The primary function of the infrastructure is to seperate, manipulate and calm pedestrian and bike traffic during peak times. This can be folded and stacked at other moments to accomodate for more or less human traffic and more or less control of the space. The infrastructure is elastic and operates as a joint would with a hinge and a sinue. The skeleton is padded out by the green flesh.
1. Human Traffic Control is one program, though it suggests rather than insists.
The users of this site are used to having to having no control on the spaces they inhabit. Though the site has been wrapped in construction materials for a year, the implementation of a separation between bicycles and pedesrians has never been completed. We intend to heal this flaw by augmenting the current walking and cycling procedures.
2. We wanted the forms to speak two languages, the language of bikes and the language of walkers. Walkers are encouraged to alter the forms, adopt their own program and be able to take control in their space. The astroturf laughs at itself by sprouting weeds offering a place to sit and a public joke. The QR code is a link to a site instructional for those curious enough to use it.
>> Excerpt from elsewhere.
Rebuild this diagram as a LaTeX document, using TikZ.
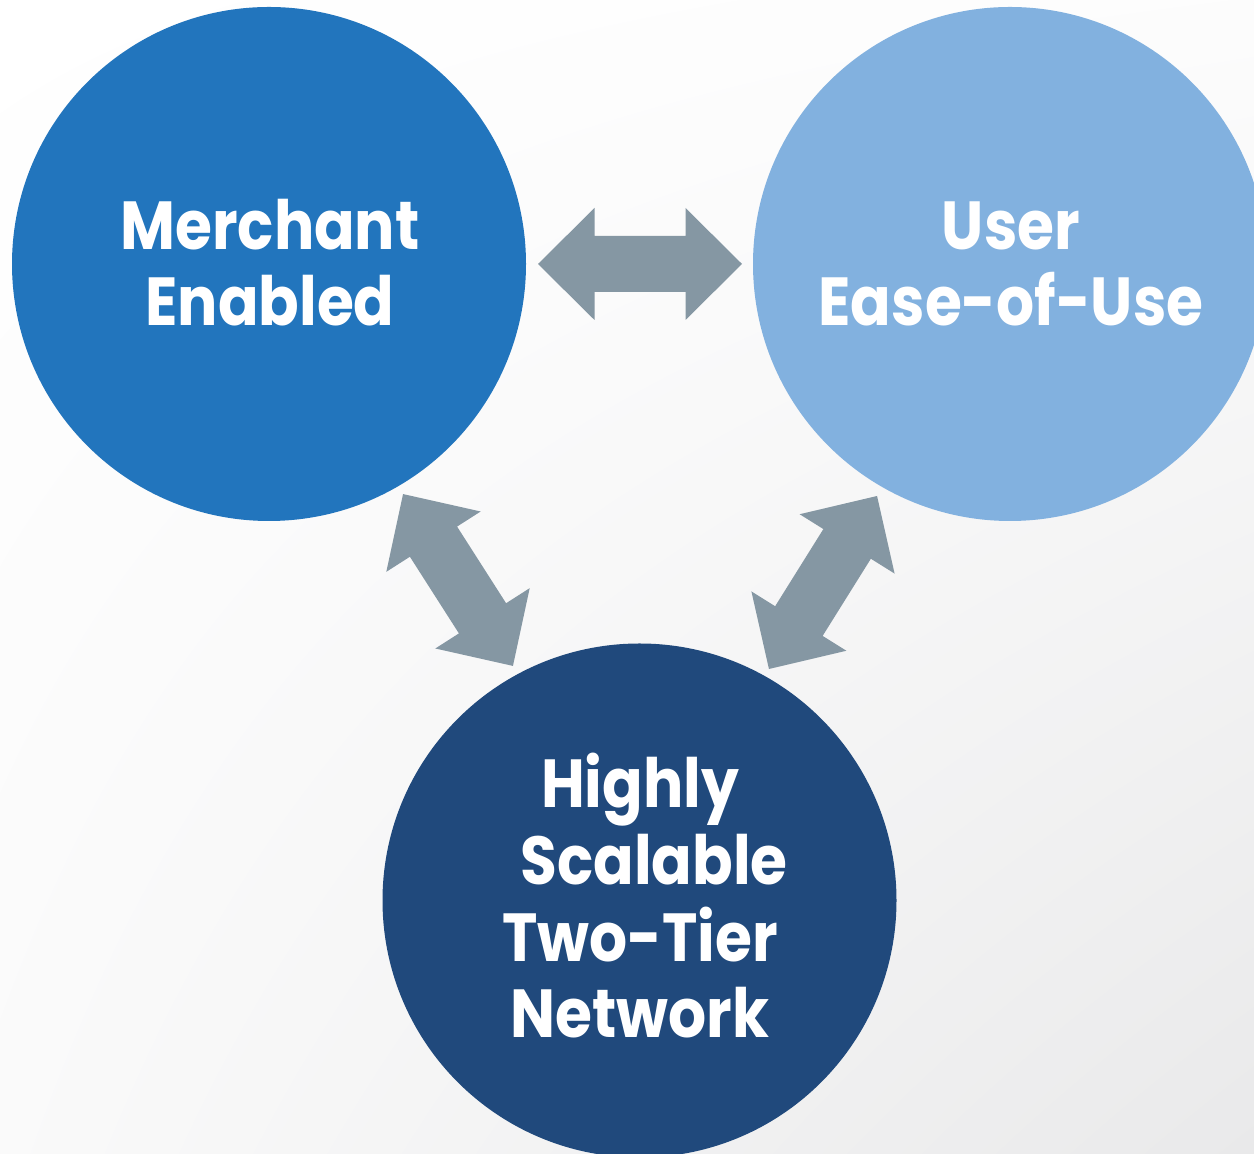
\documentclass[tikz,border=0pt]{standalone}
\usepackage{fontspec}
\usetikzlibrary{shadings}
\setmainfont{Poppins}[BoldFeatures={FakeStretch=0.88}]
\definecolor{merchblue}{HTML}{2275BD}
\definecolor{userblue}{HTML}{82B1DF}
\definecolor{netblue}{HTML}{20497C}
\definecolor{arrgray}{HTML}{8597A3}
\definecolor{bgcorner}{HTML}{E9E9EA}
\tikzset{
  bubble/.style={circle, minimum size=514pt, inner sep=0pt},
  bubbletext/.style={text=white, font=\fontsize{68}{76.7}\selectfont\bfseries, align=center, anchor=base, inner sep=0pt},
  dblarrow/.style={fill=arrgray}
}
\newcommand\mydblarrow[2]{%
  \begin{scope}[shift={(#1)}, rotate=#2]
    \fill[dblarrow] (-102,0) -- (-45.5,56) -- (-45.5,28) -- (45.5,28) -- (45.5,56) -- (102,0)
      -- (45.5,-56) -- (45.5,-28) -- (-45.5,-28) -- (-45.5,-56) -- cycle;
  \end{scope}}
\begin{document}
\begin{tikzpicture}[x=1pt, y=1pt]
  \useasboundingbox (0,0) rectangle (1254,1154);
  \clip (0,0) rectangle (1254,1154);
  \shade[upper left=white, upper right=white!98!gray, lower left=white!96!gray, lower right=bgcorner]
    (0,0) rectangle (1254,1154);
  % circles
  \node[bubble, fill=merchblue] (merch) at (269,890) {};
  \node[bubble, fill=userblue] (user) at (1010,890) {};
  \node[bubble, fill=netblue] (net) at (639.5,253.5) {};
  % labels (anchor base = baseline of last line)
  \node[bubbletext] (merchlbl) at (270,828) {Merchant\\Enabled};
  \node[bubbletext] (userlbl) at (1011,828) {User\\Ease-of-Use};
  \node[bubbletext] (netlbl) at (640,116) {Highly\\\hspace*{28pt}Scalable\\Two-Tier\\Network};
  % arrows
  \coordinate (a1) at (640,890);
  \coordinate (a2) at (458,574);
  \coordinate (a3) at (823,571.5);
  \mydblarrow{a1}{0}
  \mydblarrow{a2}{-57.4}
  \mydblarrow{a3}{58}
\end{tikzpicture}
\end{document}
Bike riders are also offered a safer passage, the opportunity to rejuvinate and heal (pump their tires, park their bikes) or to continue on their way.
The elasticity of the tendons below the provides for a body like flexibility that is durable and satisfying, that dances when you look down upon it. The solar lighting points at the pivot points and defines the edges of the weedy wedges. These weedy limbs 'dance' to suggest another program that can also be viewed from above.
The finish was a 'take' on the ubiquitous astroturf. It is literally a recycled soccer pitch. The plasticity and tactility appealed to the programmatic function of sitting and touching, as well as suggesting an urban park gone wild. The infrastructure provides a SUPERFLUX , a tongue in cheek exclaimation in front of the NAB building, crying "MOVE ME!"